In Rios, the defendant had been retried for voluntary manslaughter after having been acquitted of murder. The defendant claimed in effect that if the jury believed that he killed intentionally and unlawfully but without provocation or in self-defense, then the jury also would have to acquit the defendant of voluntary manslaughter. (People v. Rios, supra, 23 Cal.4th at pp. 454-455.)

Even if this excerpt from Rios was not dicta, it falls far short of imposing a sua sponte obligation on trial courts to instruct the jury that in order to prove murder/malice the prosecution had the burden of proving the absence of unreasonable self-defense as appellant now urges.

Whether Mullaney and Rios can be interpreted to hold that in every murder case the jury must be instructed that it is the People who have the burden to affirmatively prove that appellant "did not act in unreasonable self-defense" in order to prove murder/malice is doubtful.

In determining the impact of the court's instructions on the jury and deciding whether there is a reasonable likelihood that the jury misunderstood or misapplied them, we must also consider the arguments of counsel. (People v. Young (2005) 34 Cal.4th 1149, 1202.) Here, in closing argument the prosecutor stated, "I have to show beyond a reasonable doubt it's not self-defense." Similarly, defense counsel argued, "Now, the prosecution's job, in this case, they're [sic] burden or their job, as I call it, is to prove guilt. My burden is that I have no burden. . . . I do not have to present evidence. I don't have to prove innocence. It's already assumed. I don't have to prove anything in this case. . . . They have to prove the complete opposite."

We find no basis to conclude the jury misinterpreted the instructions as given by the court or was confused in any manner as to who bore the burden of proving that appellant did not act with an actual but unreasonable belief in the need to defend himself. As noted, the court instructed the jury that the prosecution had the burden of proving appellant guilty beyond a reasonable doubt and of proving malice for murder. The jury was aware that to find appellant guilty of murder, the prosecution had to prove he acted with malice, and that malice is absent if the killing occurred in the actual but unreasonable belief in the necessity to defend one's self. Accordingly, we fail to see how the jury could have jumped to the conclusion that the prosecution did not have the burden of proving appellant did not act with an actual but unreasonable belief in the need to defend himself. Theoretically, once the jury decided that the prosecution proved appellant acted with malice, by necessity the prosecution proved that appellant did not act with an actual but unreasonable belief in the need to defend himself.
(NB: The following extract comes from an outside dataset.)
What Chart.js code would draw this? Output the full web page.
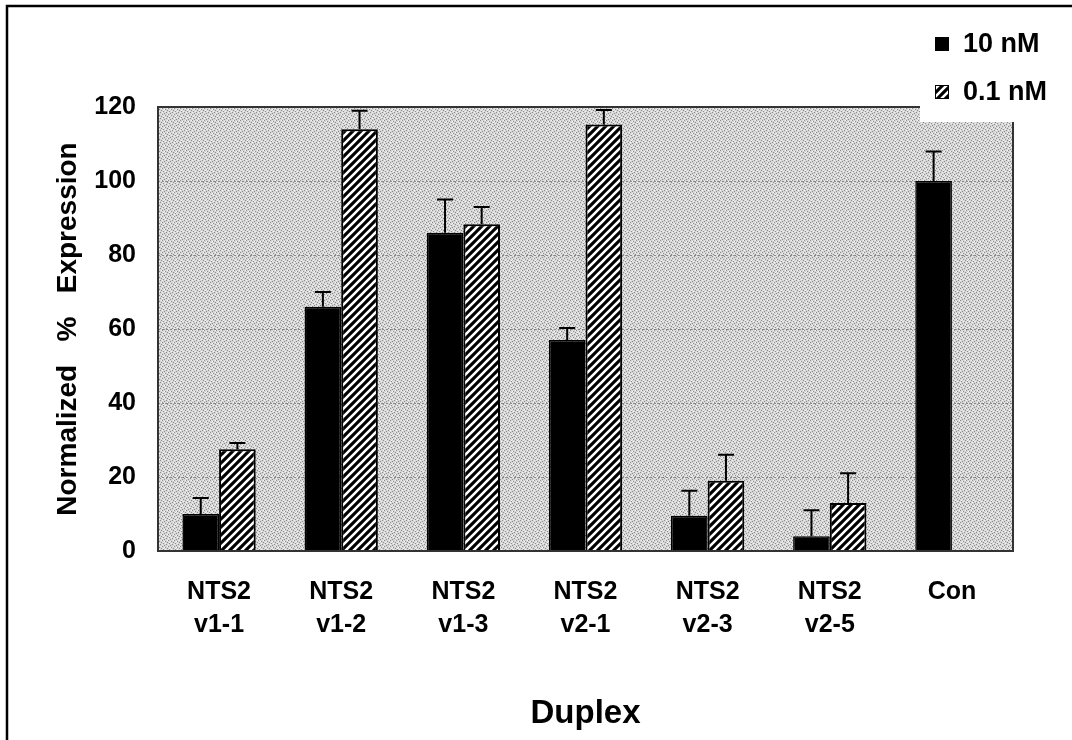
<!DOCTYPE html>
<html>
<head>
<meta charset="utf-8">
<script src="https://cdn.jsdelivr.net/npm/chart.js@4/dist/chart.umd.min.js"></script>
<style>
  html, body { margin: 0; padding: 0; background: #fff; }
  #wrap { width: 1072px; height: 740px; position: relative; }
</style>
</head>
<body>
<div id="wrap"><canvas id="chart1" width="1072" height="740"></canvas></div>
<script>

const categories = [['NTS2', 'v1-1'], ['NTS2', 'v1-2'], ['NTS2', 'v1-3'], ['NTS2', 'v2-1'], ['NTS2', 'v2-3'], ['NTS2', 'v2-5'], ['Con']];
const seriesNames = ['10 nM', '0.1 nM'];
const tenNM = [10, 66, 86, 57, 9.5, 4, 100];
const tenNMErr = [4.3, 4, 9, 3.3, 6.8, 7, 8];
const pointOneNM = [27.5, 114, 88.3, 115.3, 19, 13, null];
const pointOneNMErr = [1.7, 5, 4.7, 3.9, 7, 8, null];
const yTicks = [0, 20, 40, 60, 80, 100, 120];

const FONT = '"Liberation Sans", Arial, sans-serif';

function makeHatch() {
    const c = document.createElement('canvas');
    c.width = 8; c.height = 8;
    const g = c.getContext('2d');
    g.fillStyle = '#000';
    g.fillRect(0, 0, 8, 8);
    g.strokeStyle = '#fff';
    g.lineWidth = 2.6;
    g.beginPath();
    g.moveTo(-2, 10); g.lineTo(10, -2);
    g.moveTo(-6, 6); g.lineTo(6, -6);
    g.moveTo(2, 14); g.lineTo(14, 2);
    g.stroke();
    return g.createPattern(c, 'repeat');
}

function makeStipple() {
    // fixed dither tile for the grey plot background
    const c = document.createElement('canvas');
    c.width = 6; c.height = 6;
    const g = c.getContext('2d');
    g.fillStyle = '#d6d6d6';
    g.fillRect(0, 0, 6, 6);
    g.fillStyle = '#8c8c8c';
    [[0,0],[3,1],[1,3],[4,4],[2,5],[5,2]].forEach(function (p) {
        g.fillRect(p[0], p[1], 1, 1);
    });
    g.fillStyle = '#f4f4f4';
    [[2,1],[5,0],[0,4],[3,3],[1,2]].forEach(function (p) {
        g.fillRect(p[0], p[1], 1, 1);
    });
    return g.createPattern(c, 'repeat');
}

const hatch = makeHatch();
const stipple = makeStipple();
const errors = [tenNMErr, pointOneNMErr];

const plotBackground = {
    id: 'plotBackground',
    beforeDraw(chart) {
        const a = chart.chartArea, ctx = chart.ctx;
        ctx.save();
        ctx.fillStyle = stipple;
        ctx.fillRect(a.left, a.top, a.right - a.left, a.bottom - a.top);
        ctx.restore();
    },
    afterDraw(chart) {
        const a = chart.chartArea, ctx = chart.ctx;
        ctx.save();
        // plot border
        ctx.strokeStyle = '#333';
        ctx.lineWidth = 2;
        ctx.strokeRect(a.left, a.top, a.right - a.left, a.bottom - a.top);
        // outer frame (top + left only)
        ctx.strokeStyle = '#000';
        ctx.lineWidth = 2.5;
        ctx.beginPath();
        ctx.moveTo(7, 740); ctx.lineTo(7, 6); ctx.lineTo(1072, 6);
        ctx.stroke();
        // legend box
        ctx.fillStyle = '#fff';
        ctx.fillRect(920, 8, 152, 114);
        const fills = ['#000', hatch];
        seriesNames.forEach(function (name, i) {
            const y = 37 + i * 48;
            ctx.fillStyle = fills[i];
            ctx.fillRect(935, y, 14, 14);
            ctx.strokeStyle = '#000';
            ctx.lineWidth = 1;
            ctx.strokeRect(935.5, y + 0.5, 13, 13);
            ctx.fillStyle = '#000';
            ctx.font = 'bold 27px ' + FONT;
            ctx.textBaseline = 'middle';
            ctx.fillText(name, 963, y + 8);
        });
        ctx.restore();
    }
};

const errorBars = {
    id: 'errorBars',
    afterDatasetsDraw(chart) {
        const ctx = chart.ctx, yScale = chart.scales.y;
        ctx.save();
        ctx.strokeStyle = '#000';
        ctx.lineWidth = 2;
        chart.data.datasets.forEach(function (ds, di) {
            const meta = chart.getDatasetMeta(di);
            meta.data.forEach(function (bar, i) {
                const v = ds.data[i], e = errors[di][i];
                if (v == null || e == null) return;
                const yTop = yScale.getPixelForValue(v + e);
                ctx.beginPath();
                ctx.moveTo(bar.x, bar.y);
                ctx.lineTo(bar.x, yTop);
                ctx.moveTo(bar.x - 8, yTop);
                ctx.lineTo(bar.x + 8, yTop);
                ctx.stroke();
            });
        });
        ctx.restore();
    }
};

const chart1 = new Chart(document.getElementById('chart1'), {
    type: 'bar',
    data: {
        labels: categories,
        datasets: [
            { label: seriesNames[0], data: tenNM, backgroundColor: '#000', borderColor: '#000', borderWidth: 1.5 },
            { label: seriesNames[1], data: pointOneNM, backgroundColor: hatch, borderColor: '#000', borderWidth: 2 }
        ]
    },
    plugins: [plotBackground, errorBars],
    options: {
        responsive: false,
        animation: false,
        devicePixelRatio: 1,
        layout: { padding: { left: 0, right: 59, top: 107, bottom: 0 } },
        plugins: { legend: { display: false }, tooltip: { enabled: false } },
        datasets: { bar: { categoryPercentage: 0.6, barPercentage: 1.0 } },
        scales: {
            x: {
                grid: { display: false },
                border: { display: false },
                ticks: {
                    color: '#000',
                    font: { family: FONT, size: 25, weight: 'bold', lineHeight: 1.3 },
                    padding: 17,
                    maxRotation: 0
                },
                title: {
                    display: true,
                    text: 'Duplex',
                    color: '#000',
                    font: { family: FONT, size: 33, weight: 'bold' },
                    padding: { top: 40, bottom: 6 }
                },
                afterFit(scale) { scale.height = 740 - 551; }
            },
            y: {
                min: 0,
                max: 120,
                afterBuildTicks(scale) { scale.ticks = yTicks.map(function (v) { return { value: v }; }); },
                grid: { color: '#8a8a8a', lineWidth: 1, drawTicks: false },
                border: { display: false, dash: [2, 2] },
                ticks: {
                    color: '#000',
                    font: { family: FONT, size: 25, weight: 'bold' },
                    padding: 22
                },
                title: {
                    display: true,
                    text: 'Normalized   %   Expression',
                    color: '#000',
                    font: { family: FONT, size: 28, weight: 'bold' },
                    padding: { top: 51, bottom: 0 }
                },
                afterFit(scale) { scale.width = 158; }
            }
        }
    }
});
</script>
</body>
</html>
Moreover, the instructions informed the jury that to convict appellant of voluntary manslaughter, the prosecution had to prove the homicide was unlawful, that is, not justifiable lacking perfect self-defense or imperfect self-defense. Expressly, the instructions indicated that the prosecution had to prove the homicide was unlawful beyond a reasonable doubt ["The burden is on the prosecution to prove beyond a reasonable doubt that the homicide was unlawful, that is, not justifiable"].

Furthermore, if the instructions were susceptible of the interpretation appellant now asserts, counsel likely would have objected at trial on this basis. Such an omission suggests that " 'the potential for [confusion] argued now was not apparent to one on the spot.' " (People v. Keenan (1988) 46 Cal.3d 478, 535.)

Accordingly, we reject appellant's challenge to the instructions as given.

Instructions on the Prosecution's Burden to Prove Appellant Did Not Act in Self-Defense

The trial court instructed the jury with CALJIC Nos. 5.13 [Justifiable homicide-lawful defense of self or another]; 5.15 [Charge of murder-burden of proof re justification or excuse]; 8.40 [Voluntary manslaughter defined]; and 2.90 [Presumption of innocence-reasonable doubt-burden of proof].

CALJIC No. 5.15 provides: "Upon a trial of a charge of murder, a killing is lawful if it was justifiable. The burden is on the prosecution to prove beyond a reasonable doubt that the homicide was unlawful, that is, not justifiable. If you have a reasonable doubt that the homicide was unlawful, you must find the defendant not guilty." Appellant sought to modify that instruction by adding the word "alone" so it stated, "The burden is on the prosecution alone . . . ." The trial court hand-wrote, "rejected-redundant surplusage."

Appellant also requested an instruction that would have provided: "It is not necessary for the defendant to establish self-defense by evidence sufficient to satisfy the jury that the self-defense was true, but if the evidence is sufficient to raise a reasonable doubt as to whether the defendant was justified, then he is entitled to an acquittal." The trial court hand-wrote, "5.15 has clearer statement rejected."

Appellant contends that his right to instructions on the defense theory of the case was violated by the trial court's refusal to give his requested instructions. He argues that he was entitled to such instructions and the error in not giving them requires reversal.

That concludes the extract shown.